Spanning five centuries and several continents in a sweeping portrait of addiction, The Pursuit of Oblivion (2001) traces the history of the use and abuse of narcotics, revealing their subtle transformation from untested medicines to sources of idle pleasure and, relatively recently, to illegal substances.
Richard Davenport-Hines (http://en.wikipedia.org/wiki/Richard_Davenport-Hines), an eminent, prize-winning historian, uncovers the centrality of drug abuse in our modern industrial society, from the drug habits of Charles Dickens and John F. Kennedy to today’s $400 billion annual worldwide trade in illicit substances (the same volume as the oil industry). A vivid portrayal of the people and events that have shaped the history of narcotics, The Pursuit of Oblivion reveals that, contrary to the assumption underlying current drug policies, our need to escape reality and our body’s need for physical pleasure are both ineradicable aspects of our humanity, unchangeable by any government activity.
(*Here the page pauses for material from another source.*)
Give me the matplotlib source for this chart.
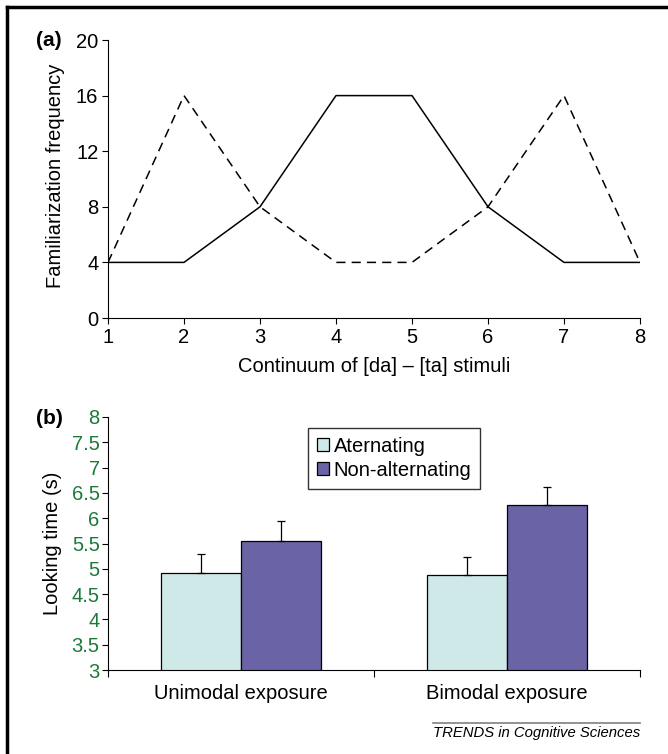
import matplotlib.pyplot as plt
from matplotlib.lines import Line2D
import numpy as np

plt.rcParams["font.family"] = ["Liberation Sans", "DejaVu Sans"]

# Panel (a): familiarization distributions along the [da]-[ta] continuum
stimuli = [1, 2, 3, 4, 5, 6, 7, 8]
unimodal_freq = [4, 4, 8, 16, 16, 8, 4, 4]
bimodal_freq = [4, 16, 8, 4, 4, 8, 16, 4]

# Panel (b): looking times
conditions = ["Unimodal exposure", "Bimodal exposure"]
alternating = [4.91, 4.88]
alternating_err = [0.38, 0.35]
non_alternating = [5.54, 6.27]
non_alternating_err = [0.40, 0.35]

green = "#1b7a3a"
light = "#cfe8e8"
purple = "#6a63a5"
fs = 14.5

fig = plt.figure(figsize=(6.68, 7.54), dpi=100)
W, H = 668, 754


def fx(px):
    return px / W


def fy(py):
    return 1 - py / H


# frame around figure (left and top only)
fig.add_artist(Line2D([fx(7), fx(7)], [0, fy(7)], color="black", lw=2.5))
fig.add_artist(Line2D([fx(7), 1], [fy(7), fy(7)], color="black", lw=2.5))

# ---- panel (a)
ax1 = fig.add_axes([fx(108), fy(318), fx(640) - fx(108), fy(40) - fy(318)])
ax1.plot(stimuli, unimodal_freq, color="black", lw=1.1)
ax1.plot(stimuli, bimodal_freq, color="black", lw=1.1, dashes=(6, 4))
ax1.set_xlim(1, 8)
ax1.set_ylim(0, 20)
ax1.set_xticks(stimuli)
ax1.set_yticks([0, 4, 8, 12, 16, 20])
for s in ["top", "right"]:
    ax1.spines[s].set_visible(False)
ax1.tick_params(labelsize=fs, length=4, width=0.8, pad=3)
ax1.set_ylabel("Familiarization frequency", fontsize=fs)
ax1.yaxis.set_label_coords(-0.0996, 0.51)
ax1.set_xlabel("Continuum of [da] \u2013 [ta] stimuli", fontsize=fs)
ax1.xaxis.set_label_coords(0.5, -0.176)
ax1.xaxis.label.set_va("center")
ax1.yaxis.label.set_va("center")
fig.text(fx(49), fy(40), "(a)", fontsize=15, fontweight="bold", ha="center", va="center")

# ---- panel (b)
ax2 = fig.add_axes([fx(108), fy(670), fx(640) - fx(108), fy(417) - fy(670)])
x = np.arange(len(conditions))
bw = 0.30
ax2.bar(x - bw / 2, alternating, bw, color=light, edgecolor="black",
        lw=0.9, label="Aternating",
        yerr=[np.zeros(2), alternating_err], capsize=3,
        error_kw=dict(lw=0.9, capthick=0.9))
ax2.bar(x + bw / 2, non_alternating, bw, color=purple, edgecolor="black",
        lw=0.9, label="Non-alternating",
        yerr=[np.zeros(2), non_alternating_err], capsize=3,
        error_kw=dict(lw=0.9, capthick=0.9))
ax2.set_xlim(-0.5, 1.5)
ax2.set_ylim(3, 8)
ax2.set_yticks(np.arange(3, 8.01, 0.5))
ax2.set_yticklabels(["3", "3.5", "4", "4.5", "5", "5.5", "6", "6.5", "7", "7.5", "8"])
ax2.set_xticks([-0.5, 0.5, 1.5])
ax2.set_xticklabels([])
ax2.set_xticks(x, minor=True)
ax2.set_xticklabels(conditions, minor=True)
ax2.tick_params(axis="x", which="minor", length=0, labelsize=fs, pad=10)
ax2.tick_params(axis="x", which="major", length=5, width=0.8)
ax2.tick_params(axis="y", labelsize=fs, labelcolor=green, length=4, width=0.8, pad=2)
for s in ["top", "right"]:
    ax2.spines[s].set_visible(False)
ax2.set_ylabel("Looking time (s)", fontsize=fs)
ax2.yaxis.set_label_coords(-0.105, 0.50)
ax2.yaxis.label.set_va("center")
leg = ax2.legend(loc="upper left", bbox_to_anchor=(0.375, 0.957), fontsize=fs,
                 frameon=True, fancybox=False, handlelength=0.6, handleheight=0.6,
                 handletextpad=0.25, borderpad=0.45, labelspacing=0.25,
                 borderaxespad=0)
leg.get_frame().set_edgecolor("black")
leg.get_frame().set_linewidth(1.0)
fig.text(fx(49), fy(418), "(b)", fontsize=15, fontweight="bold", ha="center", va="center")

# journal credit
fig.add_artist(Line2D([fx(433), fx(640)], [fy(723), fy(723)], color="gray", lw=1.2))
fig.text(fx(640), fy(733), "TRENDS in Cognitive Sciences", fontsize=10.7,
         style="italic", ha="right", va="center")

fig.savefig("out.png", dpi=100)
Check your local library catalogue here https://www.sllclibrary.co.uk/cgi-bin/spydus.exe/MSGTRN/OPAC/BSEARCH or consult (http://www.amazon.co.uk/The-Pursuit-Oblivion-History-Narcotics/dp/0393325458/ref=tmm_pap_title_0?ie=UTF8&qid=1389444020&sr=8-1) for further bibliographic detail.
Available in Kindle format for £6.49 (http://www.amazon.co.uk/Pursuit-Oblivion-Social-History-Drugs-ebook/dp/B00A3BO89A/ref=sr_1_2?ie=UTF8&qid=1389444125&sr=8-2&keywords=pursuit+of+oblivion)
Listen to the R4 ‘In Our Time’ 45 podcast on the subject of drugs at the link http://www.bbc.co.uk/programmes/p00548fh With Richard Davenport-Hines, historian and author of The Pursuit of Oblivion: A Global History of Narcotics; Sadie Plant, author of Writing on Drugs; Mike Jay, historian and author of Emperors of Dreams, Drugs in the Nineteenth Century.
Postscript – Listen also to a June 2019 BBC Radio Documentary podcast (https://www.bbc.co.uk/sounds/play/p07cffcd) entitled ‘Morocco’s Hash Trail to Europe’. Notes that 750,000 people are actively involved in cannabis production in Morocco across an area of 50,000 football pitches. Entirely corroborates Davenport-Hines’ view that attempts to defeat the trade are completely futile. The latest hypocrisy and muddle-headedness is revealed in 2019 in the disclosure that a candidate to be British Prime Minister, Michael Gove, was a cocaine user (https://www.theguardian.com/politics/2019/jun/07/michael-gove-admits-to-taking-cocaine-on-several-social-occasions). Some might see it as hypocrisy to lecture others not to take drugs (https://www.thetimes.co.uk/article/backers-rally-around-contrite-michael-gove-after-cocaine-confession-l873hqzp8)
584 pages in W.W. Norton & Co. paperback edition.